Monday, October 19, 2015

When the sky is the color of a New England slate gray, clap-board house that teeters on a rocky promontory, the kind of blue-gray that mirrors the stormy sea, then all plants dressed in green come alive in such a way as to make their singing audible. Can you hear them?

“Vwuhbba, Vwwwuhbbbaaa,” they sing. “We’re alive! We’re alive, a-l-i-i-i-iv-e!!! And we can feel the moisture in the air, so we’re celebrating with little thirsty tree dances, and bristly bush dances, and dry twiggy-straw-in-the-dust dances.”

That perfect gray is the color of pure potential and impending good.

It’s not only the color that electrifies mammals and causes crows to crow and owls to hoot. The color coincides with a particular freshness in the air, a coolness, a quickening, a curious unknown, yet familiar, palpable unknowable something; a change for the better.

People come alive.

Often, these pre-storm skies come in October in northern latitudes; once the laziness of summer has been booted. A friend, Lynn Lopez, once wrote, “October, and finally the air has some authority.”

I find myself bouncing, not walking. Grinning ear to ear, not simply smiling. Eyes wild and wide. Blood dancing. Toes alternately digging into the earth in exploratory joy, and sproinging off of it into the rarified realm of air-borne leaves and bird glide. I cannot sit still. I must be out IN it. IN the electrified atmosphere.

Thanks be to the change. Thanks be to the change of season, the change of trajectory, the change of dry into moist.

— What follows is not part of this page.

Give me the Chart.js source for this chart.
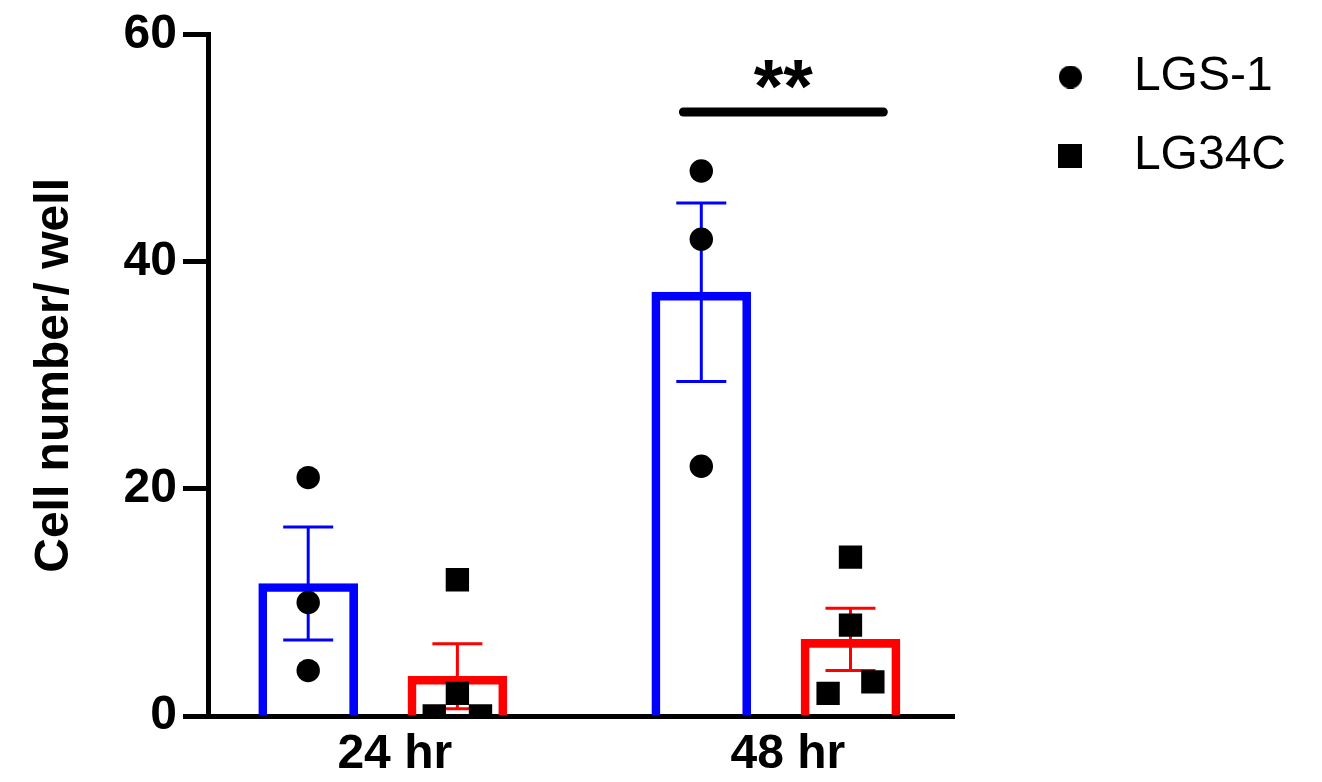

Yet, the suddenness of the change gives me pause.

Flash floods caught so many unawares in Southern California last Friday. A friend had to be pulled from her car on Lake Elizabeth Road. The Grape Vine, a mountain pass between northern Los Angeles County and California’s Central Valley became the Scrape Vine… as many cars had to be scraped out of the settling mud-flows.

Near our beloved Painted Turtle Camp in Lake Hughes, cars were buried up to the level of their roofs!

Fires, then floods, fooey!

Nature is truly an awesome force.

But the pre-transition from drought to deluge? Beautiful! That in-between place… Dva da Shanta (Peaceful Place in between, in Sanskrit), Half-way-down-the-stairs, that isn't up and isn't down, as A.A. Milne tells us, between day and night, between night and the coming dawn… that place where what we’ve been no longer has hold of us, but our new self is not quite gelled… Powerful places to be.

May we pause to appreciate the pauses, however minuscule, between what we're leaving behind, and what we're embracing the next moment... and the next... and the next...

San Francisco skyline, between dark cloud cover and drench of morning sun. 10-19-15

1 comment:

  1. I don't hear those pre storm plants singing but i do see them singing! I appreciate that you know the value of a good pause. It's nice to share that and feel hopeful that maybe there are more and more of us each day who bow to the sacred moment.